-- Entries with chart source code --
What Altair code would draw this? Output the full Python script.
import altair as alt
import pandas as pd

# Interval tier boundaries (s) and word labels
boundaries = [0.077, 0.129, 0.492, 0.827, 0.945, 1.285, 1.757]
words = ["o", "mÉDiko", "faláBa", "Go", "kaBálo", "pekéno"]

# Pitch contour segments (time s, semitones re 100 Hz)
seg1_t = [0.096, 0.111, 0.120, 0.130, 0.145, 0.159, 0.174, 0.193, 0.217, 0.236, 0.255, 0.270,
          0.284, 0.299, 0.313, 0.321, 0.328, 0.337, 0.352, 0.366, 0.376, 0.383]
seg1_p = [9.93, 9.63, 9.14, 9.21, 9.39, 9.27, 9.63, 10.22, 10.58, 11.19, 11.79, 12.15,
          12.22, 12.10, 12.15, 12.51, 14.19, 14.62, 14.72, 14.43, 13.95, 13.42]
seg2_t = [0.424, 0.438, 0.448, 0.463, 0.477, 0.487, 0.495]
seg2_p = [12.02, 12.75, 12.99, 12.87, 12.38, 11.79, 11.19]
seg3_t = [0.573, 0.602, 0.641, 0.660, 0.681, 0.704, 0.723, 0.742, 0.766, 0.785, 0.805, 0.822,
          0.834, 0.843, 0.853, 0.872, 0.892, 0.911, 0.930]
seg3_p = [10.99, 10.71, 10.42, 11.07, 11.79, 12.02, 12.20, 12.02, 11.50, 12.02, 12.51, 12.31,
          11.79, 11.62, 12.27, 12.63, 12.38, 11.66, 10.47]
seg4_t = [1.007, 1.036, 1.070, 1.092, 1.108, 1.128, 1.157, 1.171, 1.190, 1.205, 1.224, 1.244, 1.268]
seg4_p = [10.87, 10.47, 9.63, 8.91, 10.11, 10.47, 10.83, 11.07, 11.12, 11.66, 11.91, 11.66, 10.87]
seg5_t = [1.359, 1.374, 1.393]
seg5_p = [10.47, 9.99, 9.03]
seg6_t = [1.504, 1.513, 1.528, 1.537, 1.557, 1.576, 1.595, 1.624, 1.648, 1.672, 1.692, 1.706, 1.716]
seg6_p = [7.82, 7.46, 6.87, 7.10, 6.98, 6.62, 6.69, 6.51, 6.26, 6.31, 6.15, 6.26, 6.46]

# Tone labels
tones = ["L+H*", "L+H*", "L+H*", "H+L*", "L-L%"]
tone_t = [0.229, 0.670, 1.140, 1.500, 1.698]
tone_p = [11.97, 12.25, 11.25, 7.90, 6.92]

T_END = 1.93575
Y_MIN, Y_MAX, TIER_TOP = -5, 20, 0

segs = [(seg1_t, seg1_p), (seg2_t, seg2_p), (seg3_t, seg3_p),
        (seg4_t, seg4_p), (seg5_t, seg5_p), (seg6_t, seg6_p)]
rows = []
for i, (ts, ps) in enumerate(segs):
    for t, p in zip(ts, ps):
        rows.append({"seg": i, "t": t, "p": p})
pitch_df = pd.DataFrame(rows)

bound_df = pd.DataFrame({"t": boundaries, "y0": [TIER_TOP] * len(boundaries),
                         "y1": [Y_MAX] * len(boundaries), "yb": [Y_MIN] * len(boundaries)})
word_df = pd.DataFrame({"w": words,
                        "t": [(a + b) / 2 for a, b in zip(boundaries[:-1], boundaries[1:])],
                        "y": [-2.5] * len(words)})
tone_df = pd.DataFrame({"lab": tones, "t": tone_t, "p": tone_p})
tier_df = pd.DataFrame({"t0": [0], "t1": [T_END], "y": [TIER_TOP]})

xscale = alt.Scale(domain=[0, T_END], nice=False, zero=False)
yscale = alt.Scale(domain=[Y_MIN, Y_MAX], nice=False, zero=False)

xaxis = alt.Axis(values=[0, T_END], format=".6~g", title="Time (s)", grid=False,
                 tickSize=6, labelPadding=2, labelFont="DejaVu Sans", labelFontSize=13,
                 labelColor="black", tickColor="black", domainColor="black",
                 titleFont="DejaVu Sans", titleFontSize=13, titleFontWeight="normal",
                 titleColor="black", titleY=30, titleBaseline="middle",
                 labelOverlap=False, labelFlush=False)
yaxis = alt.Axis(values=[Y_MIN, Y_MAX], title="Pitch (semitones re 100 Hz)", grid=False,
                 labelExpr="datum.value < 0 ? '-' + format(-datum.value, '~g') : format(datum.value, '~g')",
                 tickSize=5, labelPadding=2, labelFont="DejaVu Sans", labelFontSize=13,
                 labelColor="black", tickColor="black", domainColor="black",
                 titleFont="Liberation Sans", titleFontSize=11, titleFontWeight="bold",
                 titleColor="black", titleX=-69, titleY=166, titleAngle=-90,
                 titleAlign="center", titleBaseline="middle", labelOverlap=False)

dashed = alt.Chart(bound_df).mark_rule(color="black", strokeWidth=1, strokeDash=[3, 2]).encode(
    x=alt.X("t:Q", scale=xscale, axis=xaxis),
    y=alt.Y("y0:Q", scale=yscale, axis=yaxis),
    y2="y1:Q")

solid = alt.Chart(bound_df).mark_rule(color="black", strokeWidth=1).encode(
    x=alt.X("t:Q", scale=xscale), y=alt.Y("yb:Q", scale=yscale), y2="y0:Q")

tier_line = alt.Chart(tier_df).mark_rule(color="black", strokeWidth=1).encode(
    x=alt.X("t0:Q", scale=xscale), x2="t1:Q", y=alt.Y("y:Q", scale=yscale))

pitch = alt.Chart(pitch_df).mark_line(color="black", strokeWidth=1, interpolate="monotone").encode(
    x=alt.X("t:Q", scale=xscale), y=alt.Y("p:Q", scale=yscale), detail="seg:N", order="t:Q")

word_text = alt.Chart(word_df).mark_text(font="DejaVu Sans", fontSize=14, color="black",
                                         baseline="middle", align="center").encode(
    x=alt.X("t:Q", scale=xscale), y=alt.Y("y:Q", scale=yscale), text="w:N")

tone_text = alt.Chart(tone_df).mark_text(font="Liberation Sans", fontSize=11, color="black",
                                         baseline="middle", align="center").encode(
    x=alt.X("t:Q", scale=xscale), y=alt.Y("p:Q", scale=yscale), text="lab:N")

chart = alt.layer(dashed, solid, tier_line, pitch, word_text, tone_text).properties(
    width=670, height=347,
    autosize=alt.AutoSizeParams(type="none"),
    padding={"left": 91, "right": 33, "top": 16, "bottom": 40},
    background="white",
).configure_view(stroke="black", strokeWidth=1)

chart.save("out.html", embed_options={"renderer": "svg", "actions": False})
--
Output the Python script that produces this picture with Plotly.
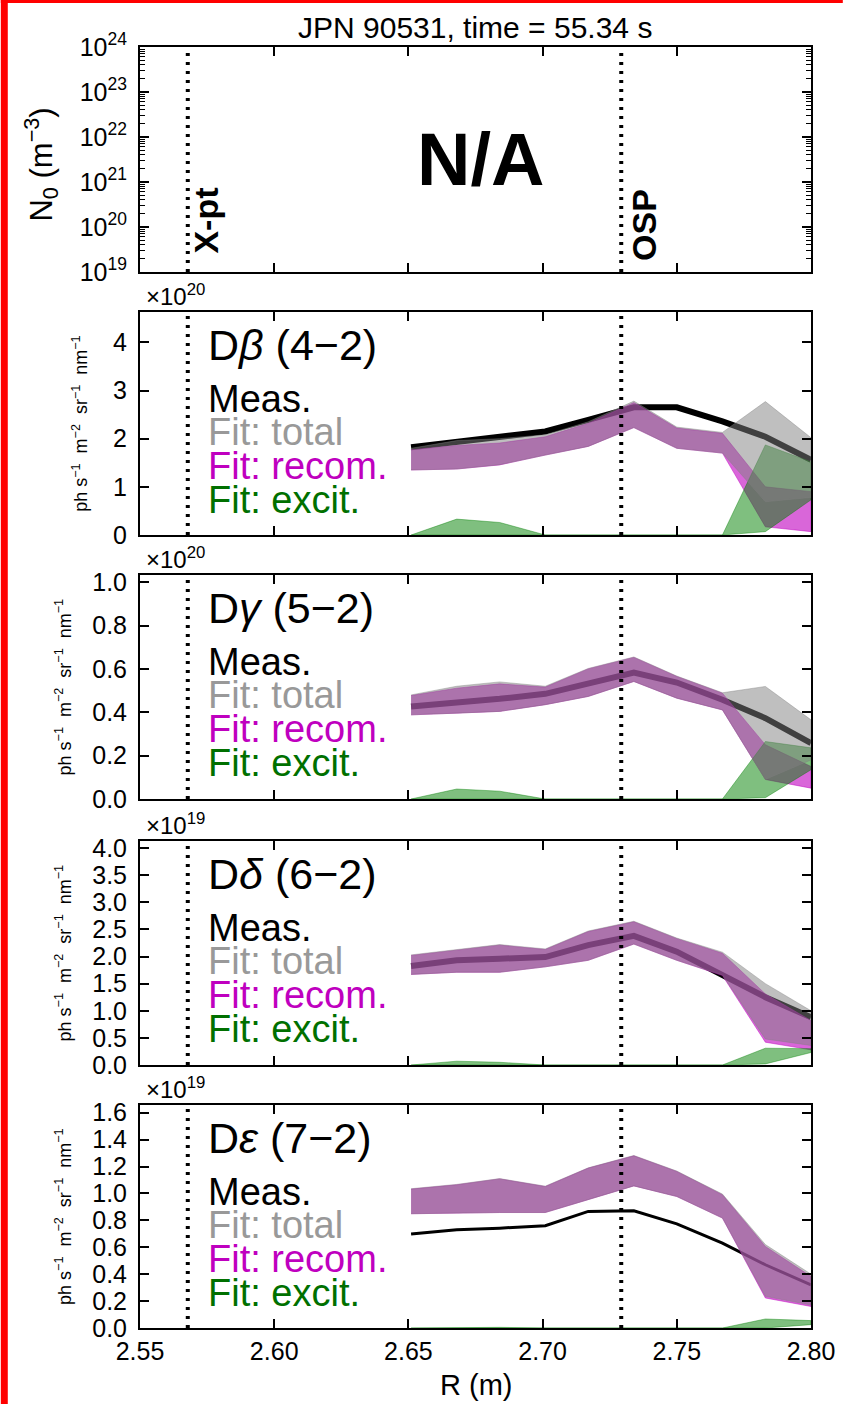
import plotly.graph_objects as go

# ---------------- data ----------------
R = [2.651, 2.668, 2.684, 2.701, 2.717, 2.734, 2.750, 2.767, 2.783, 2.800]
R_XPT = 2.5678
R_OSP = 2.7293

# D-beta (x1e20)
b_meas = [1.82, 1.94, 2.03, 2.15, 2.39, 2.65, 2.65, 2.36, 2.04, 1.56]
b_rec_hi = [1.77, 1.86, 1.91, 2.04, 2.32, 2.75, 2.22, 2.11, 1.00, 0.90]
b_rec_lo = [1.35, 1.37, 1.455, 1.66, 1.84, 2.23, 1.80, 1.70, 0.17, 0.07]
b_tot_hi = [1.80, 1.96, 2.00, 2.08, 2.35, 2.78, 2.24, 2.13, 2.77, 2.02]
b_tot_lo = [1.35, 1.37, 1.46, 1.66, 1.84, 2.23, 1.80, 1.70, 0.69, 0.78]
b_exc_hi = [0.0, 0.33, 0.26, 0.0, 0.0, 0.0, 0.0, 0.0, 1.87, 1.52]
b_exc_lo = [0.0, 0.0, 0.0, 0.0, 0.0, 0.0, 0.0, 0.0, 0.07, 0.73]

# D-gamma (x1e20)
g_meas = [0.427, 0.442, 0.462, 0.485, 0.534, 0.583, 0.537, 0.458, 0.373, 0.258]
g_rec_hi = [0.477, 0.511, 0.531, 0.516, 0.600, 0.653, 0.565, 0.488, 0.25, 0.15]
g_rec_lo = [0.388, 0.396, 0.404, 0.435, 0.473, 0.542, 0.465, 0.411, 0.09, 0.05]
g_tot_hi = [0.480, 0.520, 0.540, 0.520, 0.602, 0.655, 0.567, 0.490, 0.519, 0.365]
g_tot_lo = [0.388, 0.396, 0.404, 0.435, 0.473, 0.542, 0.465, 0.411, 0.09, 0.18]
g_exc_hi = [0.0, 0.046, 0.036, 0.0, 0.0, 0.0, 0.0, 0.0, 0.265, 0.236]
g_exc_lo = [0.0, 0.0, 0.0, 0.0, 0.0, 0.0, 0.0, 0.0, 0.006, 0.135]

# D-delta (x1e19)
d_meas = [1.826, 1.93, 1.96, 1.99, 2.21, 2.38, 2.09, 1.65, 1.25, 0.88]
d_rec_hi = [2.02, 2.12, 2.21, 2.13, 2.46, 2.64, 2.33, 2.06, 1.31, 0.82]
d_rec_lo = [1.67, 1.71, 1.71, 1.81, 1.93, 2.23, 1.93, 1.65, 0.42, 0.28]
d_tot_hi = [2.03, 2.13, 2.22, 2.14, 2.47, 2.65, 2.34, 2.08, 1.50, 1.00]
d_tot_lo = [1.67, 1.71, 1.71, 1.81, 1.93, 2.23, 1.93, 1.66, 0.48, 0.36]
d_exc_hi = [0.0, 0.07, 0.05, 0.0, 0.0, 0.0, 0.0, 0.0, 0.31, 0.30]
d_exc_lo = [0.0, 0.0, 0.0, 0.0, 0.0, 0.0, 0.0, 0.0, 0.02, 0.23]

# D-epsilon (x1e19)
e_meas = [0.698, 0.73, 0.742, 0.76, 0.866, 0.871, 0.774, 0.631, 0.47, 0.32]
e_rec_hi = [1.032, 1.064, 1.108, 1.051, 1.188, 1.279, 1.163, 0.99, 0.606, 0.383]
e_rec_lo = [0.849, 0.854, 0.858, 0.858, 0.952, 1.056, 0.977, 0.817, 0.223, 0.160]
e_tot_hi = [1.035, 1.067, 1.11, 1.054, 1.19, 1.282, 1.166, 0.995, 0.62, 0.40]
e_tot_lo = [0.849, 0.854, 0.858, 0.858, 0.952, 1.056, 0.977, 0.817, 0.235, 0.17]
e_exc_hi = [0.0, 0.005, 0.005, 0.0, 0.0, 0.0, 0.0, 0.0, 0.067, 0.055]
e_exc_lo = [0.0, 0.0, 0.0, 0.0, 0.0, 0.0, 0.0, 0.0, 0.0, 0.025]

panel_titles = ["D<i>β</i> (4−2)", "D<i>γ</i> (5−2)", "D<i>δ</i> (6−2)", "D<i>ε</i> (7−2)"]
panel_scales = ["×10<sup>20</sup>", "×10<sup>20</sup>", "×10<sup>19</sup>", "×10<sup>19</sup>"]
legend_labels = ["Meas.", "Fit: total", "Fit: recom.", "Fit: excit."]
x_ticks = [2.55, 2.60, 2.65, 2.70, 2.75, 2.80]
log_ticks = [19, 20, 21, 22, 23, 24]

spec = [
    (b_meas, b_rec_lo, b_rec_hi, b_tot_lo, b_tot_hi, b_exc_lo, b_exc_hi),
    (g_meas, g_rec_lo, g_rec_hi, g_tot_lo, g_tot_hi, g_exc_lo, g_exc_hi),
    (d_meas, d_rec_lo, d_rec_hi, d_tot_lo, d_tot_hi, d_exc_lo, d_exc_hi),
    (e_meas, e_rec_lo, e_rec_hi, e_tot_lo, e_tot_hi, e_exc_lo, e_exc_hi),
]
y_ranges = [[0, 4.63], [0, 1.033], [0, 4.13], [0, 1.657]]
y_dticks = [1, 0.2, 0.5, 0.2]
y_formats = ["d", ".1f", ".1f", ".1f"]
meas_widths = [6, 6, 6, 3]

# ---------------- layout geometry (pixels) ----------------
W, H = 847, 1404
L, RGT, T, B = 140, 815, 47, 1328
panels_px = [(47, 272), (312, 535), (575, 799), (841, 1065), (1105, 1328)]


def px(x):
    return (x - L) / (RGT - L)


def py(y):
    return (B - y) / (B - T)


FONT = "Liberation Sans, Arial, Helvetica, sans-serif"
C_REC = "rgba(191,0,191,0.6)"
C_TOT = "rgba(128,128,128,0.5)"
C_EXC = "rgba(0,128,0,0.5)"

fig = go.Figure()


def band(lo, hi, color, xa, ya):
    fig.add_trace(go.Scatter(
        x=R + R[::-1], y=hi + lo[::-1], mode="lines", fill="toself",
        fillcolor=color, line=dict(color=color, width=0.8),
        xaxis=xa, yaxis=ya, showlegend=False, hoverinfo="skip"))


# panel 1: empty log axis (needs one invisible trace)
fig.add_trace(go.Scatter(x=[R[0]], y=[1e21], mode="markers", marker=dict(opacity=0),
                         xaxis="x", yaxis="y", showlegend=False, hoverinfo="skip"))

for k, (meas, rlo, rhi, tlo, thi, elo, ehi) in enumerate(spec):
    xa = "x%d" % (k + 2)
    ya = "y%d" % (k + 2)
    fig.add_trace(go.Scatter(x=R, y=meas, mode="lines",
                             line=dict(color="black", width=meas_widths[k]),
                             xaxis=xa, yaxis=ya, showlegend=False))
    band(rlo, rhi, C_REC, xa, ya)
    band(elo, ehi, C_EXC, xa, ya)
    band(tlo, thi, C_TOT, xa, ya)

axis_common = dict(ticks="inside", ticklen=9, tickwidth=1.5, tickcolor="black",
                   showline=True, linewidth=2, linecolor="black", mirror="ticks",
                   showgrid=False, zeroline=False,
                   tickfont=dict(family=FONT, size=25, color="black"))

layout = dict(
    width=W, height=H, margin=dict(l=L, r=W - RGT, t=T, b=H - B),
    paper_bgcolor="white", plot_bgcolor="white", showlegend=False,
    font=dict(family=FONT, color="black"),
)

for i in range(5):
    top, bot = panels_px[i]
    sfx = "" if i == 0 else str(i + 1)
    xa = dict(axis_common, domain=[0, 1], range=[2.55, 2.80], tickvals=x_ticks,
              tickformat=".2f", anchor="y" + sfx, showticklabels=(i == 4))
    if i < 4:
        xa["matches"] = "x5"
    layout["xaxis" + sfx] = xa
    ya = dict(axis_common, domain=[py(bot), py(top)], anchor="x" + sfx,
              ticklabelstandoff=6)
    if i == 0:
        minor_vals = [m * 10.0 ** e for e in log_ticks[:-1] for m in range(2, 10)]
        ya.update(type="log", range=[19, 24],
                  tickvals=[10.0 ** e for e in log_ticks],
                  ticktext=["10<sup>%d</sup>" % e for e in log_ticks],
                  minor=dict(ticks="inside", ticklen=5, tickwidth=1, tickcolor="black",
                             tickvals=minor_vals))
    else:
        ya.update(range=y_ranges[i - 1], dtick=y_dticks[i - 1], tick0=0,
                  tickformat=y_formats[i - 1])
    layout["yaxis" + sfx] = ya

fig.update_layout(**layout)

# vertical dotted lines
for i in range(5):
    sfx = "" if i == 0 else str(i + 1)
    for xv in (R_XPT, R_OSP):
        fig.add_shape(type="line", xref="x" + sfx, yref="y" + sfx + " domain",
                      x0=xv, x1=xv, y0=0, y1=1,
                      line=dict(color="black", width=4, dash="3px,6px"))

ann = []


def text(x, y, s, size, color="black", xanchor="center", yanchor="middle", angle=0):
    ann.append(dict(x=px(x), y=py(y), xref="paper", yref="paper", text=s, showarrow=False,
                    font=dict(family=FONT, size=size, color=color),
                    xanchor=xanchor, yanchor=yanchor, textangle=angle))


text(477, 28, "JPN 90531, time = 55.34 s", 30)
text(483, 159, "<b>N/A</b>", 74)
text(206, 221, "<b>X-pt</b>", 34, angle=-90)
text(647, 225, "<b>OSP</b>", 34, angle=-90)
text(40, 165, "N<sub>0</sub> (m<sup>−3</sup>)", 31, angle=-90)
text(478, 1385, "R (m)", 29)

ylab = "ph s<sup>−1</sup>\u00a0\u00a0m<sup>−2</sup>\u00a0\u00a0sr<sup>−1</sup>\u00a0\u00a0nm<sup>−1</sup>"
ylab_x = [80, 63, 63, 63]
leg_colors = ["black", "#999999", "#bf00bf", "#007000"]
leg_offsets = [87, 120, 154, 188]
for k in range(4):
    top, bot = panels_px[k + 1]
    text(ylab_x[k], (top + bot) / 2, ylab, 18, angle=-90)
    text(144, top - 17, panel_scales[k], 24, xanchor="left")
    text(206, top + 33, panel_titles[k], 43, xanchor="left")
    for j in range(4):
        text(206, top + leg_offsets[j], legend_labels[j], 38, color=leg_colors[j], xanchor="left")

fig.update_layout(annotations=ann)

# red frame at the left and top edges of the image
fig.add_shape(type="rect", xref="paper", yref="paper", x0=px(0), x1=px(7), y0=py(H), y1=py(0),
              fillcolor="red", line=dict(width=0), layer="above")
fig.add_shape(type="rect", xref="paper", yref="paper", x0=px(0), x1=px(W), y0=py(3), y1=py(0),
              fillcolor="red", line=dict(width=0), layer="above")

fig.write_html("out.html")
--
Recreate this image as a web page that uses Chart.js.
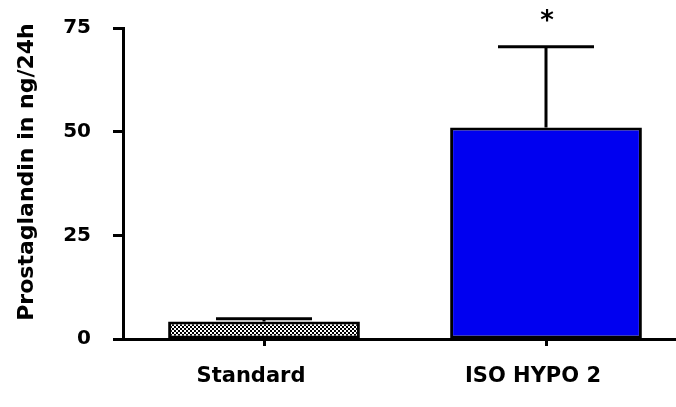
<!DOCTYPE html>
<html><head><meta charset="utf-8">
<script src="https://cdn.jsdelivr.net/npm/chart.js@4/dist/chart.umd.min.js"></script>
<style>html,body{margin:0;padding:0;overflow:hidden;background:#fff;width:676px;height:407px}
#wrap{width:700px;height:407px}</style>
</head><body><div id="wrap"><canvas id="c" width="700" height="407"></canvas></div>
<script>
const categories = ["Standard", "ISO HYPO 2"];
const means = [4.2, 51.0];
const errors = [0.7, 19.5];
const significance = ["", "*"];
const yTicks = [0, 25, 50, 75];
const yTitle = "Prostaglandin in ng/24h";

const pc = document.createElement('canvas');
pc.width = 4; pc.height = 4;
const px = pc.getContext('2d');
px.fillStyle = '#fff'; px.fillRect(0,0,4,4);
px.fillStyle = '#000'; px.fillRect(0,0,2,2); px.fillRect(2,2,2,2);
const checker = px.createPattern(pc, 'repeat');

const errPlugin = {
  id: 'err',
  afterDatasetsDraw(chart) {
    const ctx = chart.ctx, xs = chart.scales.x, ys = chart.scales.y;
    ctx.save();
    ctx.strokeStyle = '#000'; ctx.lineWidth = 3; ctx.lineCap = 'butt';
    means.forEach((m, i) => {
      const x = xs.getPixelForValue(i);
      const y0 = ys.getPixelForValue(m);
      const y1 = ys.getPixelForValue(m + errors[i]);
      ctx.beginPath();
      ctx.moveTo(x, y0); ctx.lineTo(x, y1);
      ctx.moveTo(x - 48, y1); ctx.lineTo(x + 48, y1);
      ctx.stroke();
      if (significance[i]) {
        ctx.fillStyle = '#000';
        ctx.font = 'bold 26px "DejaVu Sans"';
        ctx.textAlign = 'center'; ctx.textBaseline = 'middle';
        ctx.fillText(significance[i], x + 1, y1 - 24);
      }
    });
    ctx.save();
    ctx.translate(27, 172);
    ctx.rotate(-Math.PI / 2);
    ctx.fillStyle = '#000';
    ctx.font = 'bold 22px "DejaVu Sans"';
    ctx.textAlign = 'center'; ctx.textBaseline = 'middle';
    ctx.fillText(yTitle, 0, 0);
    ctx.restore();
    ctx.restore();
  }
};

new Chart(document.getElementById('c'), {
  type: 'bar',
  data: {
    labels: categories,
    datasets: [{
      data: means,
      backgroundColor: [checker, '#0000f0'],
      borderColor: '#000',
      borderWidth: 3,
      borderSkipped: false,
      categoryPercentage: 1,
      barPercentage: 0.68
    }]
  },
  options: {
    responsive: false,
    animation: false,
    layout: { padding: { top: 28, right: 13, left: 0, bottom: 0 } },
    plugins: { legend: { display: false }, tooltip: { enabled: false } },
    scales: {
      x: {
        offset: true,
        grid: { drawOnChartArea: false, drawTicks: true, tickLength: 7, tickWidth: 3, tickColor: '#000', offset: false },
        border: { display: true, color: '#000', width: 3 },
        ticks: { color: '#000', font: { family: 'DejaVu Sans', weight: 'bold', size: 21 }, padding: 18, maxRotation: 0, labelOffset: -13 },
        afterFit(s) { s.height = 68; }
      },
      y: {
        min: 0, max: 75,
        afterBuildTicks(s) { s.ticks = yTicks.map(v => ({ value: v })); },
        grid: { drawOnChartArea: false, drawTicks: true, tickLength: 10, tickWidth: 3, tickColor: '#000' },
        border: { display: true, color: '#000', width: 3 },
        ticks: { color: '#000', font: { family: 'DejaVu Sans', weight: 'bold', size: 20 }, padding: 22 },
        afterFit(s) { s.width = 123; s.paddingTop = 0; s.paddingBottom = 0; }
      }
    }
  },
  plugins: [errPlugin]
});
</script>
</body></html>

-- AIM --
Everything from the line that contains "What Altair code" to the line that contains "pitch_df = pd.DataFrame(rows)" must be transcribed exactly, both end lines included.

-- COMPLETE OUTPUT --
What Altair code would draw this? Output the full Python script.
import altair as alt
import pandas as pd

# Interval tier boundaries (s) and word labels
boundaries = [0.077, 0.129, 0.492, 0.827, 0.945, 1.285, 1.757]
words = ["o", "mÉDiko", "faláBa", "Go", "kaBálo", "pekéno"]

# Pitch contour segments (time s, semitones re 100 Hz)
seg1_t = [0.096, 0.111, 0.120, 0.130, 0.145, 0.159, 0.174, 0.193, 0.217, 0.236, 0.255, 0.270,
          0.284, 0.299, 0.313, 0.321, 0.328, 0.337, 0.352, 0.366, 0.376, 0.383]
seg1_p = [9.93, 9.63, 9.14, 9.21, 9.39, 9.27, 9.63, 10.22, 10.58, 11.19, 11.79, 12.15,
          12.22, 12.10, 12.15, 12.51, 14.19, 14.62, 14.72, 14.43, 13.95, 13.42]
seg2_t = [0.424, 0.438, 0.448, 0.463, 0.477, 0.487, 0.495]
seg2_p = [12.02, 12.75, 12.99, 12.87, 12.38, 11.79, 11.19]
seg3_t = [0.573, 0.602, 0.641, 0.660, 0.681, 0.704, 0.723, 0.742, 0.766, 0.785, 0.805, 0.822,
          0.834, 0.843, 0.853, 0.872, 0.892, 0.911, 0.930]
seg3_p = [10.99, 10.71, 10.42, 11.07, 11.79, 12.02, 12.20, 12.02, 11.50, 12.02, 12.51, 12.31,
          11.79, 11.62, 12.27, 12.63, 12.38, 11.66, 10.47]
seg4_t = [1.007, 1.036, 1.070, 1.092, 1.108, 1.128, 1.157, 1.171, 1.190, 1.205, 1.224, 1.244, 1.268]
seg4_p = [10.87, 10.47, 9.63, 8.91, 10.11, 10.47, 10.83, 11.07, 11.12, 11.66, 11.91, 11.66, 10.87]
seg5_t = [1.359, 1.374, 1.393]
seg5_p = [10.47, 9.99, 9.03]
seg6_t = [1.504, 1.513, 1.528, 1.537, 1.557, 1.576, 1.595, 1.624, 1.648, 1.672, 1.692, 1.706, 1.716]
seg6_p = [7.82, 7.46, 6.87, 7.10, 6.98, 6.62, 6.69, 6.51, 6.26, 6.31, 6.15, 6.26, 6.46]

# Tone labels
tones = ["L+H*", "L+H*", "L+H*", "H+L*", "L-L%"]
tone_t = [0.229, 0.670, 1.140, 1.500, 1.698]
tone_p = [11.97, 12.25, 11.25, 7.90, 6.92]

T_END = 1.93575
Y_MIN, Y_MAX, TIER_TOP = -5, 20, 0

segs = [(seg1_t, seg1_p), (seg2_t, seg2_p), (seg3_t, seg3_p),
        (seg4_t, seg4_p), (seg5_t, seg5_p), (seg6_t, seg6_p)]
rows = []
for i, (ts, ps) in enumerate(segs):
    for t, p in zip(ts, ps):
        rows.append({"seg": i, "t": t, "p": p})
pitch_df = pd.DataFrame(rows)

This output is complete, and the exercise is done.